- _RECORDED INFORMATION_
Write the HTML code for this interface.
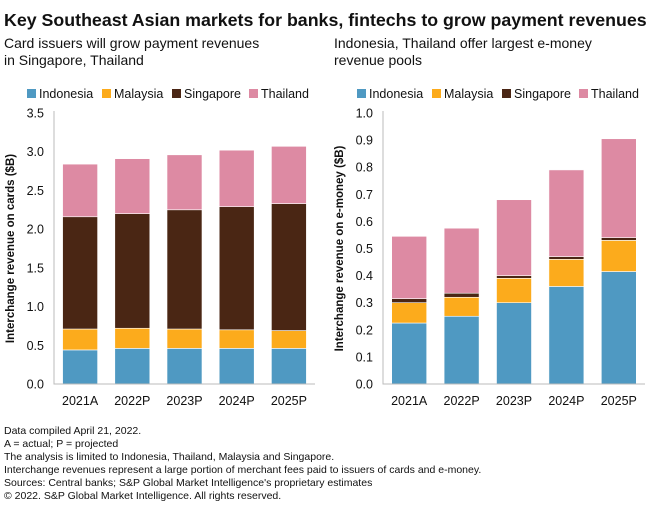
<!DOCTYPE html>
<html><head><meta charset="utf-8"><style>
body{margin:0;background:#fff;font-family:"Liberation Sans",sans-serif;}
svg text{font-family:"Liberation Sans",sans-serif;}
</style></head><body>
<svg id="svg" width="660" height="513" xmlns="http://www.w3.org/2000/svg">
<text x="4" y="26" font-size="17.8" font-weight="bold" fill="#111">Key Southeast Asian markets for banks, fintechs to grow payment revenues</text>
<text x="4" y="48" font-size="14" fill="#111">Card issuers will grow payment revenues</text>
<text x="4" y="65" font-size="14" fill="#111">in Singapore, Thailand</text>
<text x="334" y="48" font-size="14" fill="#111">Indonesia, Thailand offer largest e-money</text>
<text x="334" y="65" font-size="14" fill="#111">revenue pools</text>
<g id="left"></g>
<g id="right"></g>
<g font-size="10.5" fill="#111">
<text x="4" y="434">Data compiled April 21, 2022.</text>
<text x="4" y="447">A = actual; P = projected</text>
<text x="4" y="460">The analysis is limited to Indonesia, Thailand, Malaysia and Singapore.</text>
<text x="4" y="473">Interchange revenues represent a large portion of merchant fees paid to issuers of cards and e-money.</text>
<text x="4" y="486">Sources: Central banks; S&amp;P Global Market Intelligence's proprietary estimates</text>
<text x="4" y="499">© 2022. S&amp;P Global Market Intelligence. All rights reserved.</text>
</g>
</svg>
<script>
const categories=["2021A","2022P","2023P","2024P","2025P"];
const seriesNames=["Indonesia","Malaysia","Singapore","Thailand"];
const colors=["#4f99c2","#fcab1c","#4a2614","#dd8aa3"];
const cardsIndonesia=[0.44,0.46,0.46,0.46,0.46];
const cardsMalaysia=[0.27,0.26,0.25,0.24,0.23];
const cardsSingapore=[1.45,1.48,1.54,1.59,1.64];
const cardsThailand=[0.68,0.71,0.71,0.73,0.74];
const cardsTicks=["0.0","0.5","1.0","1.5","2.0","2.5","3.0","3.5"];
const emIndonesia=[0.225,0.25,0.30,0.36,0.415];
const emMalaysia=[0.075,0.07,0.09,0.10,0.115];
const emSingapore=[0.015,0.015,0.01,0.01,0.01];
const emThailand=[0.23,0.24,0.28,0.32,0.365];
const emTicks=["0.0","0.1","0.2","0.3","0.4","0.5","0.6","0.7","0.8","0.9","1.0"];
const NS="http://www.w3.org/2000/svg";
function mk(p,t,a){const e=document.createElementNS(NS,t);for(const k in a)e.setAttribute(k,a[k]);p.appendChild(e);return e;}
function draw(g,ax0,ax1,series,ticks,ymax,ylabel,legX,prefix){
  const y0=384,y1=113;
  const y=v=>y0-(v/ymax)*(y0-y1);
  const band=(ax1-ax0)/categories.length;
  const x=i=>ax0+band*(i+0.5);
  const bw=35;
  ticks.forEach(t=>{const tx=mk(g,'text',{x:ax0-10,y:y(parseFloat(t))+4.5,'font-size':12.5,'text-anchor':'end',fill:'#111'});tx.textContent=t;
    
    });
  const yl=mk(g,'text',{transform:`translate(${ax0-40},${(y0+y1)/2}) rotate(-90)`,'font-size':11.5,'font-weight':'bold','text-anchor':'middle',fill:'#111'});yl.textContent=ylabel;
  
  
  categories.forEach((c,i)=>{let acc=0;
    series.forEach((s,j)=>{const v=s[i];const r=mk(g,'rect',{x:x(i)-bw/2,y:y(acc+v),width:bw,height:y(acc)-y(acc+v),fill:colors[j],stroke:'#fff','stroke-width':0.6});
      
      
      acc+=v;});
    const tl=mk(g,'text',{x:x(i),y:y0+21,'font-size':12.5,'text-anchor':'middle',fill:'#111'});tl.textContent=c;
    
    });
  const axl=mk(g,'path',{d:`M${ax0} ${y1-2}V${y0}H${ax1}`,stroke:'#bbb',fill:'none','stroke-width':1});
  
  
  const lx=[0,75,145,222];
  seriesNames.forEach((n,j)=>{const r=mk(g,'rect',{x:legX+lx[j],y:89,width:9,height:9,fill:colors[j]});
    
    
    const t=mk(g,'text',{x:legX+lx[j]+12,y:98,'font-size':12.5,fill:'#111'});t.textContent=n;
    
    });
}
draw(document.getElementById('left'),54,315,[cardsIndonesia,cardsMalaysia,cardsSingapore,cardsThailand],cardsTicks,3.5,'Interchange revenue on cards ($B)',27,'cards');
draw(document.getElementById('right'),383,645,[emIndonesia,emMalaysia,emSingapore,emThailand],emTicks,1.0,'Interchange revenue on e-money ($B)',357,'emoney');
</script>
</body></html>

- _REQUIRED TASK_
Do not copy the pictures, but repeat every line exactly.

- _ANSWER TO THIS EXERCISE_
Write the HTML code for this interface.
<!DOCTYPE html>
<html><head><meta charset="utf-8"><style>
body{margin:0;background:#fff;font-family:"Liberation Sans",sans-serif;}
svg text{font-family:"Liberation Sans",sans-serif;}
</style></head><body>
<svg id="svg" width="660" height="513" xmlns="http://www.w3.org/2000/svg">
<text x="4" y="26" font-size="17.8" font-weight="bold" fill="#111">Key Southeast Asian markets for banks, fintechs to grow payment revenues</text>
<text x="4" y="48" font-size="14" fill="#111">Card issuers will grow payment revenues</text>
<text x="4" y="65" font-size="14" fill="#111">in Singapore, Thailand</text>
<text x="334" y="48" font-size="14" fill="#111">Indonesia, Thailand offer largest e-money</text>
<text x="334" y="65" font-size="14" fill="#111">revenue pools</text>
<g id="left"></g>
<g id="right"></g>
<g font-size="10.5" fill="#111">
<text x="4" y="434">Data compiled April 21, 2022.</text>
<text x="4" y="447">A = actual; P = projected</text>
<text x="4" y="460">The analysis is limited to Indonesia, Thailand, Malaysia and Singapore.</text>
<text x="4" y="473">Interchange revenues represent a large portion of merchant fees paid to issuers of cards and e-money.</text>
<text x="4" y="486">Sources: Central banks; S&amp;P Global Market Intelligence's proprietary estimates</text>
<text x="4" y="499">© 2022. S&amp;P Global Market Intelligence. All rights reserved.</text>
</g>
</svg>
<script>
const categories=["2021A","2022P","2023P","2024P","2025P"];
const seriesNames=["Indonesia","Malaysia","Singapore","Thailand"];
const colors=["#4f99c2","#fcab1c","#4a2614","#dd8aa3"];
const cardsIndonesia=[0.44,0.46,0.46,0.46,0.46];
const cardsMalaysia=[0.27,0.26,0.25,0.24,0.23];
const cardsSingapore=[1.45,1.48,1.54,1.59,1.64];
const cardsThailand=[0.68,0.71,0.71,0.73,0.74];
const cardsTicks=["0.0","0.5","1.0","1.5","2.0","2.5","3.0","3.5"];
const emIndonesia=[0.225,0.25,0.30,0.36,0.415];
const emMalaysia=[0.075,0.07,0.09,0.10,0.115];
const emSingapore=[0.015,0.015,0.01,0.01,0.01];
const emThailand=[0.23,0.24,0.28,0.32,0.365];
const emTicks=["0.0","0.1","0.2","0.3","0.4","0.5","0.6","0.7","0.8","0.9","1.0"];
const NS="http://www.w3.org/2000/svg";
function mk(p,t,a){const e=document.createElementNS(NS,t);for(const k in a)e.setAttribute(k,a[k]);p.appendChild(e);return e;}
function draw(g,ax0,ax1,series,ticks,ymax,ylabel,legX,prefix){
  const y0=384,y1=113;
  const y=v=>y0-(v/ymax)*(y0-y1);
  const band=(ax1-ax0)/categories.length;
  const x=i=>ax0+band*(i+0.5);
  const bw=35;
  ticks.forEach(t=>{const tx=mk(g,'text',{x:ax0-10,y:y(parseFloat(t))+4.5,'font-size':12.5,'text-anchor':'end',fill:'#111'});tx.textContent=t;
    
    });
  const yl=mk(g,'text',{transform:`translate(${ax0-40},${(y0+y1)/2}) rotate(-90)`,'font-size':11.5,'font-weight':'bold','text-anchor':'middle',fill:'#111'});yl.textContent=ylabel;
  
  
  categories.forEach((c,i)=>{let acc=0;
    series.forEach((s,j)=>{const v=s[i];const r=mk(g,'rect',{x:x(i)-bw/2,y:y(acc+v),width:bw,height:y(acc)-y(acc+v),fill:colors[j],stroke:'#fff','stroke-width':0.6});
      
      
      acc+=v;});
    const tl=mk(g,'text',{x:x(i),y:y0+21,'font-size':12.5,'text-anchor':'middle',fill:'#111'});tl.textContent=c;
    
    });
  const axl=mk(g,'path',{d:`M${ax0} ${y1-2}V${y0}H${ax1}`,stroke:'#bbb',fill:'none','stroke-width':1});
  
  
  const lx=[0,75,145,222];
  seriesNames.forEach((n,j)=>{const r=mk(g,'rect',{x:legX+lx[j],y:89,width:9,height:9,fill:colors[j]});
    
    
    const t=mk(g,'text',{x:legX+lx[j]+12,y:98,'font-size':12.5,fill:'#111'});t.textContent=n;
    
    });
}
draw(document.getElementById('left'),54,315,[cardsIndonesia,cardsMalaysia,cardsSingapore,cardsThailand],cardsTicks,3.5,'Interchange revenue on cards ($B)',27,'cards');
draw(document.getElementById('right'),383,645,[emIndonesia,emMalaysia,emSingapore,emThailand],emTicks,1.0,'Interchange revenue on e-money ($B)',357,'emoney');
</script>
</body></html>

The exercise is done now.